The letter shows that Zinu made Iddin-Sin's clothes from scratch; she had the wool in the house and had to spin, weave, dye and tailor it, a process that could take three months for clothes of regular quality and up to a whole year for finer quality garments. Zinu probably bought the wool herself at a local market, where it was sold by shepherds. Iddin-Sin likely addressed his mother because spinning and weaving in Mesopotamia was usually done by women, though there were exceptions.

Whether Iddin-Sin wrote the letter himself or dictated it to a scribe is not clear. The standard opening "Iddin-Sin sends the following message" suggests dictation but the script used in the letter is somewhat clumsy, with the language used showing mistakes expected of an inexperienced writer and perhaps colloquial speech. The entire message also did not quite fit on the tablet; after writing on both the front and back, the author wrote on the left edge, but again ran out of room, so that the last line of the letter spills over to the lower edge. The standard passage "Tell the lady Zinu" derives from the fact that another scribe would read it aloud for Zinu when she received the letter. The passage mentioning various gods and hoping they would keep Zinu in good health was also a standard passage; almost all letters written during this time began with the hope that the gods would bless the recipient's health.

The letter and its text were first published in 1934 by the Belgian archaeologist Georges Dossin. It is today kept in the Louvre in Paris.

== Commentary ==
The letter is often used as an example of documents that provide glimpses into everyday life in ancient Mesopotamia. The Assyriologist Jørgen Læssøe referred to it as "extremely human". The Assyriologist Rivkah Harris considered the letter to "vividly capture the spirit of a clever and manipulative child who is already something of a 'clothes-horse'". The historian Don Nardo wrote concerning the letter that "It proves that modern students' concerns about looking fashionable in school are nothing new". The historian William H. Stiebling Jr. considered the letter an example showcasing that "human nature has not changed very much since antiquity", with the letter evidencing competition between peers to have the best clothes and jewelry, and further concluded that "children's whiny attempts to manipulate their parents have not changed over the ages".
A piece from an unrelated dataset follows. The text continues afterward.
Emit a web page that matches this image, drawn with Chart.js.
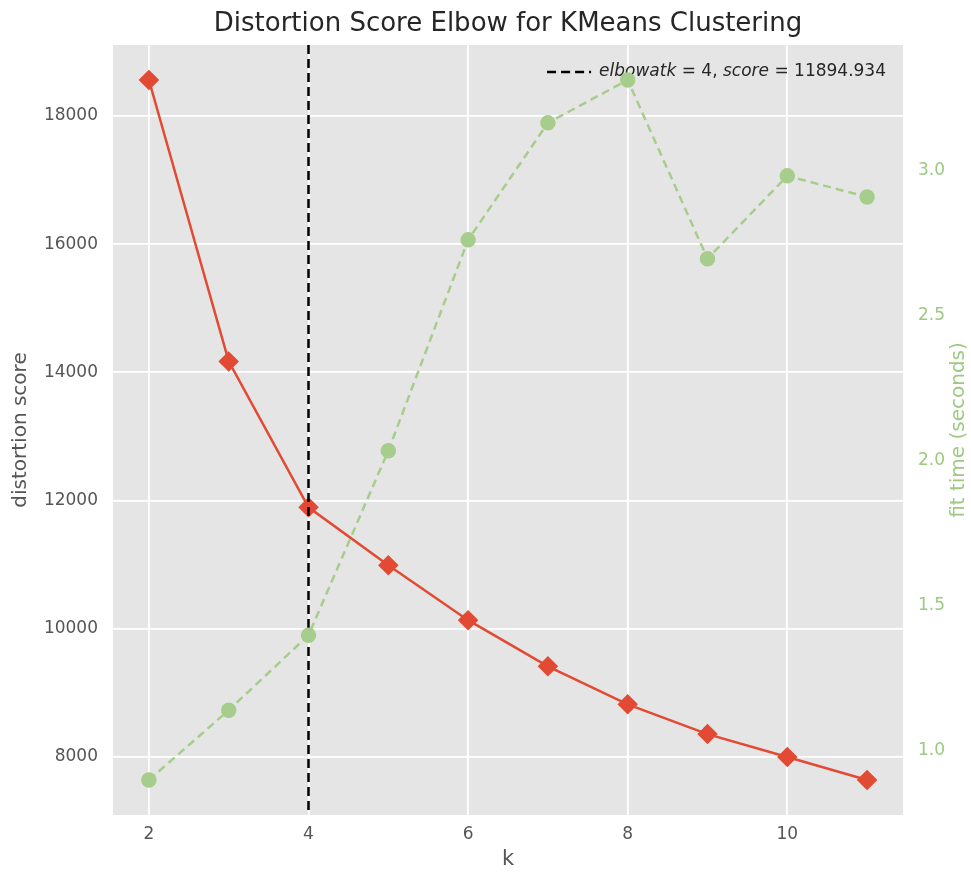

The historian Stephen Bertman characterized the letter as humorous and Iddin-Sin as spoiled. Using the letter from Iddin-Sin to Zinu, alongside two other personal letters, as examples, Bertman in 2003 reflected on why ancient personal writings can have such a potent effect: "Curiously, in one way or another, they all treat the subject of material possession. Therein perhaps lies the secret of their potency: as we read the letters we realize that the fragile things that mattered most to the writers are, like the writers themselves, no more, even as we ourselves and the things we cherish will someday cease to exist".